Service Dog Legislation

The U.S. Department of Justice changed the Service Dog Laws associated with the Americans with Disabilities Act (ADA) effective March 15, 2011. The updated law now reads that dogs who provide, “crime deterrent effects with their presence, emotional support, well-being, comfort, and/or companionship”, are NO LONGER included in the definition laid out by ADA. While this doesn’t prohibit Speak Dog from being able to train dogs for these purposes it does stop these animals from being legally recognized as service dogs. Dogs trained at this level will no longer be able to receive public access privileges. Service dogs are defined as those trained to perform tasks related to their handlers disability(ies).  The team at Speak Dog is available to train dogs for both service use or for improved behavior in your home.

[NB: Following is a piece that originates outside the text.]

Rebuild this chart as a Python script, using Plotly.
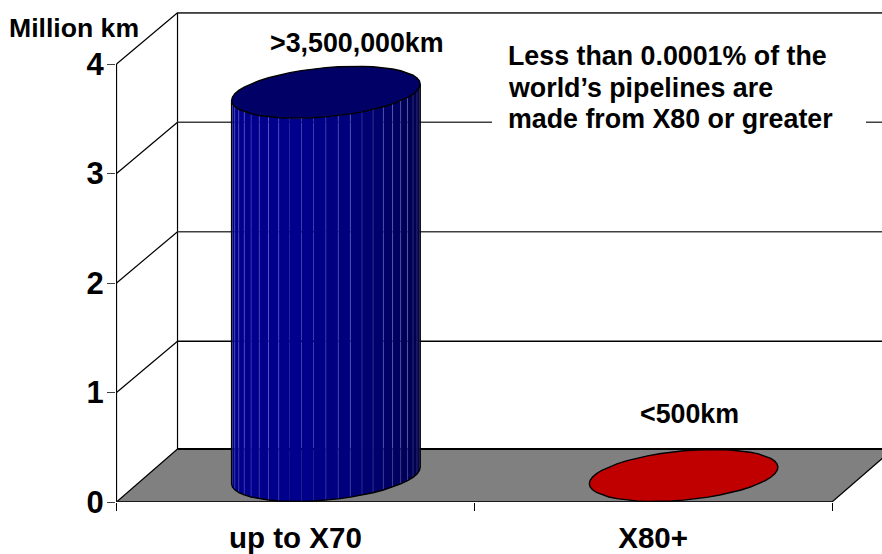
import math
import plotly.graph_objects as go

# Pipeline length by steel grade, million km
categories = ["up to X70", "X80+"]
lengths = [3.5, 0.0005]
top_colors = ["#000066", "#c00000"]
value_ticks = [0, 1, 2, 3, 4]
value_labels = ["0", "1", "2", "3", "4"]
column_labels = [">3,500,000km", "<500km"]
note_lines = ["Less than 0.0001% of the", "world\u2019s pipelines are", "made from X80 or greater"]

FONT = "Liberation Sans, Arial, sans-serif"
W, H = 882, 554
LEFT, BOTTOM = 116, 52
CAT_PX, VAL_PX = 357.75, 109.5          # pixels per category / per million km
XMIN = -(295.4 - LEFT) / CAT_PX
XMAX = XMIN + (W - LEFT) / CAT_PX
YMAX = (H - BOTTOM) / VAL_PX
DEPTH_X, DEPTH_Y = 61 / CAT_PX, 53 / VAL_PX   # oblique offset of the floor's back edge
WALL_Y = 51.3 / VAL_PX                        # the wall's ruling sits a little lower
RADIUS_CAT, RADIUS_DEPTH = 0.25, 0.49
FACETS = 48
TOP_VALUE = 4
EDGES = (-0.5, 0.5, 1.5)


def depth(x, y, d):
    """Project a plot point to depth d (0 = front, 1 = back wall)."""
    return x + d * DEPTH_X, y + d * DEPTH_Y


def rim(cat, value, k):
    """Vertex k of the faceted circle of a column at the given value."""
    phase = math.atan2(RADIUS_DEPTH * 61, RADIUS_CAT * CAT_PX)
    t = phase - 2 * math.pi * k / FACETS
    return depth(cat + RADIUS_CAT * math.cos(t), value, 0.5 + RADIUS_DEPTH * math.sin(t))


def facet_color(k):
    # k runs from the right silhouette (dark) to the left one (lit)
    s = k / (FACETS / 2)
    blue = 60 + (140 - 60) * min(1, s / 0.55) ** 0.8
    return f"rgb(0,0,{int(blue)})"


fig = go.Figure()


def line(xs, ys, color="#000000", width=1.2):
    fig.add_trace(go.Scatter(x=xs, y=ys, mode="lines", hoverinfo="skip", showlegend=False,
                             line=dict(color=color, width=width)))


def poly(xs, ys, fill, outline=None, width=1.4):
    fig.add_trace(go.Scatter(x=xs, y=ys, mode="lines", fill="toself", fillcolor=fill,
                             hoverinfo="skip", showlegend=False,
                             line=dict(color=outline or fill, width=width if outline else 0)))


# Floor
corners = [depth(EDGES[0], 0, 0), depth(EDGES[2], 0, 0), depth(EDGES[2], 0, 1), depth(EDGES[0], 0, 1)]
poly([c[0] for c in corners] + [corners[0][0]], [c[1] for c in corners] + [corners[0][1]], "#808080")

# Back wall and side wall
bx, by = depth(EDGES[0], 0, 1)
line([bx, bx], [by, TOP_VALUE + WALL_Y])
line([bx, XMAX + 0.05], [TOP_VALUE + WALL_Y, TOP_VALUE + WALL_Y], width=1.5)
for v in value_ticks:
    ey = v + (WALL_Y if v else DEPTH_Y)
    line([EDGES[0], bx], [v, ey], width=1.2)
    if v == 0:
        continue
    grid = "#000000" if v == 1 else "#404040"
    line([bx, XMAX + 0.05], [ey, ey], color=grid, width=1.4)
line([EDGES[0], EDGES[0]], [0, TOP_VALUE])

# Floor edges
line([bx, XMAX + 0.05], [by, by], color="#000000", width=2)
line([EDGES[0], EDGES[2]], [0, 0], color="#1a1a1a", width=2)
rx0, ry0 = depth(EDGES[2], 0, 0)
rx1, ry1 = depth(EDGES[2], 0, 1)
line([rx0, rx1], [ry0, ry1])

# White panel behind the note
px = lambda p: XMIN + (p - LEFT) / CAT_PX
py = lambda p: (H - BOTTOM - p) / VAL_PX
poly([px(492), px(866), px(866), px(492), px(492)], [py(36), py(36), py(134), py(134), py(36)], "#ffffff")

# Columns: visible side facets first, then the top disk
for c, (value, top) in enumerate(zip(lengths, top_colors)):
    half = FACETS // 2
    if value > 0.01:
        for k in range(half):
            a, b = rim(c, 0, k), rim(c, 0, k + 1)
            a2, b2 = rim(c, value, k), rim(c, value, k + 1)
            poly([a[0], b[0], b2[0], a2[0], a[0]], [a[1], b[1], b2[1], a2[1], a[1]], facet_color(k))
        # Lit seams between the facets, absent across the brightest band
        sx, sy = [], []
        for k in range(1, half):
            if half // 2 < k < half // 2 + 4:
                continue
            a, a2 = rim(c, 0, k), rim(c, value, k)
            sx += [a[0], a2[0], None]
            sy += [a[1], a2[1], None]
        line(sx, sy, color="rgba(150,150,255,0.27)", width=1)
        # Outline of the body
        arc = [rim(c, 0, k) for k in range(half + 1)]
        r_top, l_top = rim(c, value, 0), rim(c, value, half)
        line([r_top[0]] + [p[0] for p in arc] + [l_top[0]], [r_top[1]] + [p[1] for p in arc] + [l_top[1]],
             color="#000000", width=1.4)
    disk = [rim(c, value, k) for k in range(FACETS + 1)]
    poly([p[0] for p in disk], [p[1] for p in disk], top, outline="#000000", width=1.4)


def text(s, x, y, size=26.8, anchor="left"):
    return dict(text=f"<b>{s}</b>", x=(x - LEFT) / (W - LEFT), y=(H - BOTTOM - y) / (H - BOTTOM),
                xref="paper", yref="paper", xanchor=anchor, yanchor="middle", showarrow=False,
                font=dict(family=FONT, size=size, color="#000000"))


annotations = [text("Million km", 7, 28, size=26.6)]
annotations += [text(column_labels[0], 357, 43, anchor="center"), text(column_labels[1], 689, 414, anchor="center")]
annotations += [text(s, 505.5, 56 + 31.6 * i) for i, s in enumerate(note_lines)]

fig.update_layout(
    width=W, height=H, margin=dict(l=LEFT, r=0, t=0, b=BOTTOM, autoexpand=False),
    paper_bgcolor="#ffffff", plot_bgcolor="#ffffff", showlegend=False, annotations=annotations,
    xaxis=dict(range=[XMIN, XMAX], tickmode="array", tickvals=list(range(len(categories))),
               ticktext=[f"<b>{c}</b>" for c in categories], ticks="", showgrid=False, zeroline=False,
               showline=False, tickfont=dict(family=FONT, size=29.5, color="#000000"), ticklabelstandoff=15,
               minor=dict(tickmode="array", tickvals=list(EDGES), ticks="outside", ticklen=8, tickwidth=1,
                          tickcolor="#000000", showgrid=False)),
    yaxis=dict(range=[0, YMAX], tickmode="array", tickvals=value_ticks,
               ticktext=[f"<b>{v}</b>" for v in value_labels], ticks="outside", ticklen=8, tickwidth=1,
               tickcolor="#404040", showgrid=False, zeroline=False, showline=False, ticklabelstandoff=-3,
               tickfont=dict(family=FONT, size=31, color="#000000")),
)

fig.write_html("out.html")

If you are looking to train a service dog that meets the criteria for the ADA please click here to read our article, Training a Service Dog with Public Access Privileges.  I have trained numerous service dogs for varied purposes.  I prefer to work with appropriately selected puppies that have passed health and temperament screenings.  It is possible, in some circumstances, for us to work with dogs that are already members of the household. Before training starts the dog must be approved as an appropriate service dog candidate.

Please do not be discouraged if the dog you already have is not necessarily appropriate for being a service dog, they can most likely still be a good companion. Service dogs are like the Navy SEALs , Special Forces, or Army Rangers, etc. of dogs; we are not all cut out for that level of work.